- AVAILABLE DATA:
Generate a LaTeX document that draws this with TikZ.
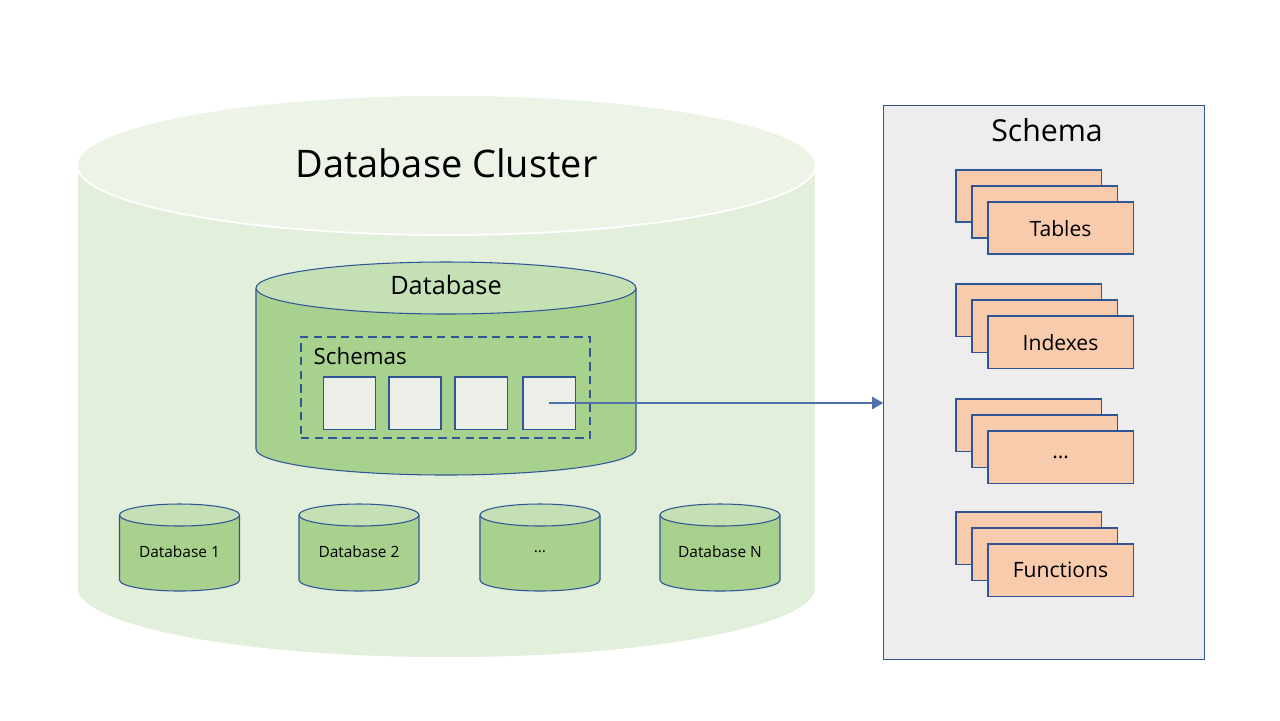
\documentclass[tikz,border=0pt]{standalone}
\usepackage{fontspec}
\setmainfont{Open Sans}
\usetikzlibrary{arrows.meta}
\definecolor{clusterbody}{HTML}{E2EFDA}
\definecolor{clustertop}{HTML}{EBF4E6}
\definecolor{dbbody}{HTML}{A9D18E}
\definecolor{dbtop}{HTML}{C5E0B4}
\definecolor{edge}{HTML}{2F5597}
\definecolor{arrowblue}{HTML}{4F72AA}
\definecolor{slot}{HTML}{ECEEE8}
\definecolor{panelgray}{HTML}{EDEDED}
\definecolor{card}{HTML}{F8CBAD}

% cylinder: x, y of top centre, y of bottom centre, x radius, y radius, body, top, line
\newcommand{\cyl}[8]{%
  \fill[#6] (#1-#4,#2) -- (#1-#4,#3) arc[start angle=180,end angle=360,x radius=#4,y radius=#5] -- (#1+#4,#2) -- cycle;
  \draw[#8] (#1-#4,#2) -- (#1-#4,#3) arc[start angle=180,end angle=360,x radius=#4,y radius=#5] -- (#1+#4,#2);
  \filldraw[fill=#7,#8] (#1,#2) ellipse [x radius=#4,y radius=#5];
}

\tikzset{
  edgeline/.style={draw=edge,line width=0.3pt},
  slotbox/.style={edgeline,fill=slot,minimum width=0.52cm,minimum height=0.52cm,inner sep=0pt},
  cardbox/.style={edgeline,fill=card,minimum width=1.45cm,minimum height=0.52cm,inner sep=0pt,font=\fontsize{6}{7}\selectfont},
  dblabel/.style={font=\fontsize{4.4}{5}\selectfont},
}

\begin{document}
\begin{tikzpicture}[x=0.01cm,y=0.01cm]
    \useasboundingbox (0,0) rectangle (1280,720);

    % cluster
    \cyl{446.5}{555}{132}{369.5}{70}{clusterbody}{clustertop}{draw=white,line width=0.5pt}
    \node[font=\fontsize{10.8}{13}\selectfont] (cluster) at (446.5,557) {Database Cluster};

    % database with schemas
    \cyl{446}{432}{271}{190}{26}{dbbody}{dbtop}{edgeline}
    \node[font=\fontsize{7.2}{9}\selectfont] (db) at (446,435) {Database};
    \node[draw=edge,dash pattern=on 2.4pt off 1.5pt,line width=0.6pt,minimum width=2.89cm,minimum height=1.01cm,inner sep=0pt] (schemas) at (445.5,332.5) {};
    \node[anchor=west,inner sep=0pt,font=\fontsize{6.35}{8}\selectfont] (schemaslbl) at (313,364) {Schemas};
    \foreach \i/\x in {1/349.5,2/415,3/481,4/549}
        \node[slotbox] (s\i) at (\x,317) {};

    % small databases
    \foreach \i/\x/\txt in {1/179.5/Database 1,2/359/Database 2,3/540/\ldots,4/720/Database N}{
        \cyl{\x}{205}{140}{60}{11}{dbbody}{dbtop}{edgeline}
        \node[dblabel] (db\i) at (\x,168) {\txt};
    }

    % schema panel
    \node[edgeline,fill=panelgray,minimum width=3.2cm,minimum height=5.53cm,inner sep=0pt] (panel) at (1044,337.5) {};
    \node[font=\fontsize{8.6}{10}\selectfont] (paneltitle) at (1047,590) {Schema};
    \foreach \n/\y/\txt in {tab/490/Tables,idx/376/Indexes,etc/261/\ldots,fun/148/Functions}{
        \node[cardbox] (\n3) at (1028.5,\y+34) {};
        \node[cardbox] (\n2) at (1044.5,\y+18) {};
        \node[cardbox,text depth=0pt] (\n1) at (1060.5,\y+2) {\txt};
    }

    \draw[arrowblue,line width=0.8pt,-{Triangle[length=3.2pt,width=3.4pt]}] (s4.center) -- (s4.center -| panel.west);
\end{tikzpicture}
\end{document}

- WORK TO BE COMPLETED: Leaving the pictures aside, transcribe the entire listing exactly.

- COMPLETE RESPONSE:
Generate a LaTeX document that draws this with TikZ.
\documentclass[tikz,border=0pt]{standalone}
\usepackage{fontspec}
\setmainfont{Open Sans}
\usetikzlibrary{arrows.meta}
\definecolor{clusterbody}{HTML}{E2EFDA}
\definecolor{clustertop}{HTML}{EBF4E6}
\definecolor{dbbody}{HTML}{A9D18E}
\definecolor{dbtop}{HTML}{C5E0B4}
\definecolor{edge}{HTML}{2F5597}
\definecolor{arrowblue}{HTML}{4F72AA}
\definecolor{slot}{HTML}{ECEEE8}
\definecolor{panelgray}{HTML}{EDEDED}
\definecolor{card}{HTML}{F8CBAD}

% cylinder: x, y of top centre, y of bottom centre, x radius, y radius, body, top, line
\newcommand{\cyl}[8]{%
  \fill[#6] (#1-#4,#2) -- (#1-#4,#3) arc[start angle=180,end angle=360,x radius=#4,y radius=#5] -- (#1+#4,#2) -- cycle;
  \draw[#8] (#1-#4,#2) -- (#1-#4,#3) arc[start angle=180,end angle=360,x radius=#4,y radius=#5] -- (#1+#4,#2);
  \filldraw[fill=#7,#8] (#1,#2) ellipse [x radius=#4,y radius=#5];
}

\tikzset{
  edgeline/.style={draw=edge,line width=0.3pt},
  slotbox/.style={edgeline,fill=slot,minimum width=0.52cm,minimum height=0.52cm,inner sep=0pt},
  cardbox/.style={edgeline,fill=card,minimum width=1.45cm,minimum height=0.52cm,inner sep=0pt,font=\fontsize{6}{7}\selectfont},
  dblabel/.style={font=\fontsize{4.4}{5}\selectfont},
}

\begin{document}
\begin{tikzpicture}[x=0.01cm,y=0.01cm]
    \useasboundingbox (0,0) rectangle (1280,720);

    % cluster
    \cyl{446.5}{555}{132}{369.5}{70}{clusterbody}{clustertop}{draw=white,line width=0.5pt}
    \node[font=\fontsize{10.8}{13}\selectfont] (cluster) at (446.5,557) {Database Cluster};

    % database with schemas
    \cyl{446}{432}{271}{190}{26}{dbbody}{dbtop}{edgeline}
    \node[font=\fontsize{7.2}{9}\selectfont] (db) at (446,435) {Database};
    \node[draw=edge,dash pattern=on 2.4pt off 1.5pt,line width=0.6pt,minimum width=2.89cm,minimum height=1.01cm,inner sep=0pt] (schemas) at (445.5,332.5) {};
    \node[anchor=west,inner sep=0pt,font=\fontsize{6.35}{8}\selectfont] (schemaslbl) at (313,364) {Schemas};
    \foreach \i/\x in {1/349.5,2/415,3/481,4/549}
        \node[slotbox] (s\i) at (\x,317) {};

    % small databases
    \foreach \i/\x/\txt in {1/179.5/Database 1,2/359/Database 2,3/540/\ldots,4/720/Database N}{
        \cyl{\x}{205}{140}{60}{11}{dbbody}{dbtop}{edgeline}
        \node[dblabel] (db\i) at (\x,168) {\txt};
    }

    % schema panel
    \node[edgeline,fill=panelgray,minimum width=3.2cm,minimum height=5.53cm,inner sep=0pt] (panel) at (1044,337.5) {};
    \node[font=\fontsize{8.6}{10}\selectfont] (paneltitle) at (1047,590) {Schema};
    \foreach \n/\y/\txt in {tab/490/Tables,idx/376/Indexes,etc/261/\ldots,fun/148/Functions}{
        \node[cardbox] (\n3) at (1028.5,\y+34) {};
        \node[cardbox] (\n2) at (1044.5,\y+18) {};
        \node[cardbox,text depth=0pt] (\n1) at (1060.5,\y+2) {\txt};
    }

    \draw[arrowblue,line width=0.8pt,-{Triangle[length=3.2pt,width=3.4pt]}] (s4.center) -- (s4.center -| panel.west);
\end{tikzpicture}
\end{document}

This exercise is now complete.